EXTRACTED RECORDS

········

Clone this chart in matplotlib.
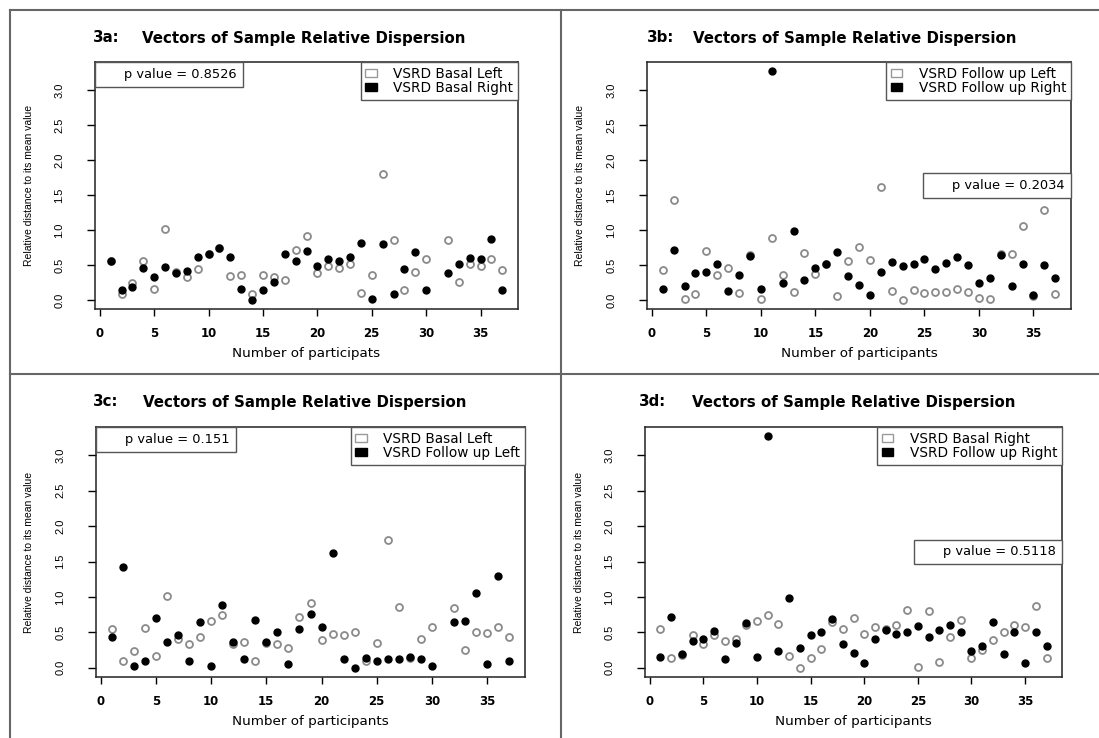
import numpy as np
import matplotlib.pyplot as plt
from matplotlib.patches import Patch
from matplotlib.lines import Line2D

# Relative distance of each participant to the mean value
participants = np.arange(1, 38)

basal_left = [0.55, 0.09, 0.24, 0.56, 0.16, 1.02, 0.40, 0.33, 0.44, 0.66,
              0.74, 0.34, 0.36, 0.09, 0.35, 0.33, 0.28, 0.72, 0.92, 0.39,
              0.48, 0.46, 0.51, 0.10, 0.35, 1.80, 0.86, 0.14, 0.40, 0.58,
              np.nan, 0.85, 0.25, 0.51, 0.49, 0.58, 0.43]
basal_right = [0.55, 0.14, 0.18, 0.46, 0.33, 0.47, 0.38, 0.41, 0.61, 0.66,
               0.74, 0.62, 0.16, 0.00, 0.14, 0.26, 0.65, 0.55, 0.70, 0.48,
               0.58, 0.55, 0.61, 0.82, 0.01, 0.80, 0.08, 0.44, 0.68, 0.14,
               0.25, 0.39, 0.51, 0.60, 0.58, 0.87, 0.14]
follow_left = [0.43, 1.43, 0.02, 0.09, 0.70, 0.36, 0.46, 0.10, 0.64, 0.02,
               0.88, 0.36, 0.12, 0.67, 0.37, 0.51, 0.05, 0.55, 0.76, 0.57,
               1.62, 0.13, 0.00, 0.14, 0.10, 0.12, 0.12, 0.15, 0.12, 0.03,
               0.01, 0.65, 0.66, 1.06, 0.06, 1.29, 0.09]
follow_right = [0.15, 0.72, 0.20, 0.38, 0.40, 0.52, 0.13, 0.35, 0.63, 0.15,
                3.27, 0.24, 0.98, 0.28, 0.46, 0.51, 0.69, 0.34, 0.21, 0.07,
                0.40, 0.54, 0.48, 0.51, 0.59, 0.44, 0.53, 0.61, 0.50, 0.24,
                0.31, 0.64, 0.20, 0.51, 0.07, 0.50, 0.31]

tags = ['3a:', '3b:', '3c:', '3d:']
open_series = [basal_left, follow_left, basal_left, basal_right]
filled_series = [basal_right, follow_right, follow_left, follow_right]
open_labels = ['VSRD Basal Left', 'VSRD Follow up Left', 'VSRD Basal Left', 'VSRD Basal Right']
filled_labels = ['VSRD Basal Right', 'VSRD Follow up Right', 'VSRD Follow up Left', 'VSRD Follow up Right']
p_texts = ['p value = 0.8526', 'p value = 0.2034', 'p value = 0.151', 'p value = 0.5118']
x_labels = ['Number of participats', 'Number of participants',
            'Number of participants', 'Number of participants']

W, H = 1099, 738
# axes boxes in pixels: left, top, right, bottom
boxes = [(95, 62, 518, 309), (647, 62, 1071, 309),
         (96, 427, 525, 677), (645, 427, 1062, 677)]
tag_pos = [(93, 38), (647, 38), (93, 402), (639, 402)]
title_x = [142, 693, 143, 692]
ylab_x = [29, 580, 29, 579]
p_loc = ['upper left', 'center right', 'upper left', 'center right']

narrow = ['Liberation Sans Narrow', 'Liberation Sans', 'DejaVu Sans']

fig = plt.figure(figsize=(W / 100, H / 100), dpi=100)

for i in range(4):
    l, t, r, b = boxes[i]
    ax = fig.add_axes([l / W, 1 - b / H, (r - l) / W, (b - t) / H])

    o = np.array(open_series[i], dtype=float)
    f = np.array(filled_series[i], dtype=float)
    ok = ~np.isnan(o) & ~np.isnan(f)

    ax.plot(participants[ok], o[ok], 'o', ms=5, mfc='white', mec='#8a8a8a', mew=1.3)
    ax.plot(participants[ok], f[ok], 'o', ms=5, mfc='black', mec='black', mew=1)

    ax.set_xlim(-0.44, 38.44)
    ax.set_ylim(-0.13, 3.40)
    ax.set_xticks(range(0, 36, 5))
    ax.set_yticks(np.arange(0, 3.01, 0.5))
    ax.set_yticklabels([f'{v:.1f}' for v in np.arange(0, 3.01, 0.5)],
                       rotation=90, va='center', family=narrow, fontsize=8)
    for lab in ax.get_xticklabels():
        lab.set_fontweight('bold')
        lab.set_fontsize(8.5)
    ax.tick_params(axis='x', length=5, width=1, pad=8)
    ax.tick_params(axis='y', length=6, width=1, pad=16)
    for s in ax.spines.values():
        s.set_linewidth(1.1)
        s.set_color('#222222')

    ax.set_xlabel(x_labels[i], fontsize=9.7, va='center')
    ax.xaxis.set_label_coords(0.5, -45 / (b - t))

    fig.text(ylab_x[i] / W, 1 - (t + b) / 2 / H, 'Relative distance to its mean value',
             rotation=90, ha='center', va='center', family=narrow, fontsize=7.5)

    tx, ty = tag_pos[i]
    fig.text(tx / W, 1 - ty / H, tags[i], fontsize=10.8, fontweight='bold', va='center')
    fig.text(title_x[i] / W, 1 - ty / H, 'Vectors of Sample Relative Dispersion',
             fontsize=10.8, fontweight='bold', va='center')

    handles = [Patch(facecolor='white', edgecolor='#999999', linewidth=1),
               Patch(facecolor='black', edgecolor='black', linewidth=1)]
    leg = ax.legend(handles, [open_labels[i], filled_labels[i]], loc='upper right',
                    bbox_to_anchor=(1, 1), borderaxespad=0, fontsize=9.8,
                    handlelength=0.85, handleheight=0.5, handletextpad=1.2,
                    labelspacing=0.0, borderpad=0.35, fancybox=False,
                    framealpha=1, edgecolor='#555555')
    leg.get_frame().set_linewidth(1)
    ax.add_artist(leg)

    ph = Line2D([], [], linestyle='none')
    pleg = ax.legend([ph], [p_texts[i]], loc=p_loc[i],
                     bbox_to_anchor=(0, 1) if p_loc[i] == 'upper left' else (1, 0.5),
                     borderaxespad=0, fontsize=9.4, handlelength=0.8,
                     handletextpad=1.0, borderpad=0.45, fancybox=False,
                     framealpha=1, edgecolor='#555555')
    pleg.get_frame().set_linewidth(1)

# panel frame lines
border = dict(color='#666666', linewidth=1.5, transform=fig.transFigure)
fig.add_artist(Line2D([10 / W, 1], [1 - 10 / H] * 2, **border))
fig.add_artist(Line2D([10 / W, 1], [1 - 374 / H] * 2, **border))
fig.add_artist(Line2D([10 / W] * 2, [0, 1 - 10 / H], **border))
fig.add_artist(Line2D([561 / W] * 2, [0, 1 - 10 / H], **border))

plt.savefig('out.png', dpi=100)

········

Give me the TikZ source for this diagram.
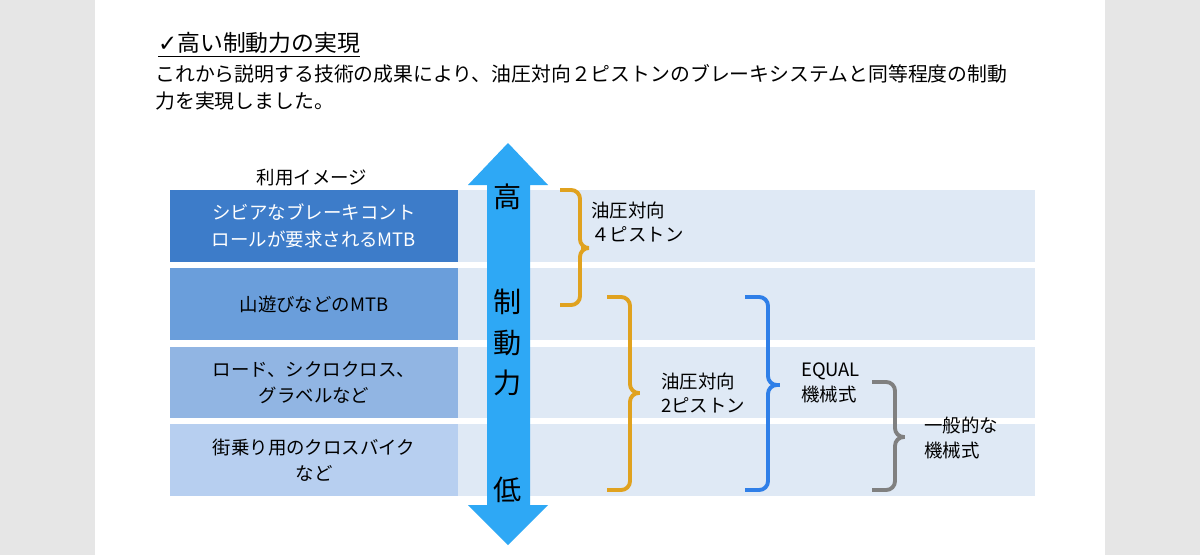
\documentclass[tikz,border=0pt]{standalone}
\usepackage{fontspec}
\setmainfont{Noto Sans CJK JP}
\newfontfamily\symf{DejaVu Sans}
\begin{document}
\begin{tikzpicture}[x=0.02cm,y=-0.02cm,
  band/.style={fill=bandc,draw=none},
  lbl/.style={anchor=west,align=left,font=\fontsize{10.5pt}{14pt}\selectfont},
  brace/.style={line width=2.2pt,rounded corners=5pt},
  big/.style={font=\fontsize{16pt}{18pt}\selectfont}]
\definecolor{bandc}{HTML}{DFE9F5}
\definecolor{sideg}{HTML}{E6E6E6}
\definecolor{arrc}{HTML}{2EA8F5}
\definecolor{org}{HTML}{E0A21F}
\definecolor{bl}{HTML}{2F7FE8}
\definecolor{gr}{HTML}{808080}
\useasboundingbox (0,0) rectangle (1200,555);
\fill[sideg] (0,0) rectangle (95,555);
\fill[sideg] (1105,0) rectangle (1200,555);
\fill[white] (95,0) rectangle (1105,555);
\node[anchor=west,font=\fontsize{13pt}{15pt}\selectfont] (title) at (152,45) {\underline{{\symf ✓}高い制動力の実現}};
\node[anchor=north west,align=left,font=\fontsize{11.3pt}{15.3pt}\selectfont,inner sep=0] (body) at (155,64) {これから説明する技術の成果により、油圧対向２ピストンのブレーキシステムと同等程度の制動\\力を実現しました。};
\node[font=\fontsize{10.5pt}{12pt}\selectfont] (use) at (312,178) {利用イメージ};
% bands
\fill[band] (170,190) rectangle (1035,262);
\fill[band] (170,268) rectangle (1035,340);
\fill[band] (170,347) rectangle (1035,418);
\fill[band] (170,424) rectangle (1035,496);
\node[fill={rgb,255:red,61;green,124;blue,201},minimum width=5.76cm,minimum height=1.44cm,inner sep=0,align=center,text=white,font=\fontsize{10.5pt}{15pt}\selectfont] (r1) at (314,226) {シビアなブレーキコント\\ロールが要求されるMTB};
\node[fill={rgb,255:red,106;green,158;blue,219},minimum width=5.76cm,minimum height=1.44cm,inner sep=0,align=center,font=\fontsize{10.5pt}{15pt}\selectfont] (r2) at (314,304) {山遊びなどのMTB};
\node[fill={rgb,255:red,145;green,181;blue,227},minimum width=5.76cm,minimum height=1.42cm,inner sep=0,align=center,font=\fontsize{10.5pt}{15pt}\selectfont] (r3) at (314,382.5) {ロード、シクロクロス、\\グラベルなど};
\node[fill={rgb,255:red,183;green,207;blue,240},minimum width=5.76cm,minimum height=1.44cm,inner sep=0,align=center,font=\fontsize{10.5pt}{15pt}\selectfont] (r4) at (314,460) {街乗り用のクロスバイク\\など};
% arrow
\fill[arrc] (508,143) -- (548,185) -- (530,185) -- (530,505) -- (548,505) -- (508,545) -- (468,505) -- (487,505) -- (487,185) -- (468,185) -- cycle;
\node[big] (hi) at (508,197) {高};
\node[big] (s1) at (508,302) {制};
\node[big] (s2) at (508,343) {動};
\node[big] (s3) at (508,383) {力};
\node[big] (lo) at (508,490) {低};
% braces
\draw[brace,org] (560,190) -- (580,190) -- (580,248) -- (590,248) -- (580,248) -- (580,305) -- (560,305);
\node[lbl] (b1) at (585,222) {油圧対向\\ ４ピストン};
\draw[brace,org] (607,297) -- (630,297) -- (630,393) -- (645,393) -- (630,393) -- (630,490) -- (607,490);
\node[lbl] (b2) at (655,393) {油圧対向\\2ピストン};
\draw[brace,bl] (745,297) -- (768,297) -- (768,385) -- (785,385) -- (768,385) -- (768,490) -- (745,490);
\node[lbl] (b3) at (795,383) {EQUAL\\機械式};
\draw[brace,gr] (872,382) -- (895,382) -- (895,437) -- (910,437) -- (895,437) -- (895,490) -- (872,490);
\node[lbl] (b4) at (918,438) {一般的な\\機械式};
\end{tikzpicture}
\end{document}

········

THE REQUEST
Show every line in the records above that contains the word "this".

FINISHED TASK
Clone this chart in matplotlib.
Give me the TikZ source for this diagram.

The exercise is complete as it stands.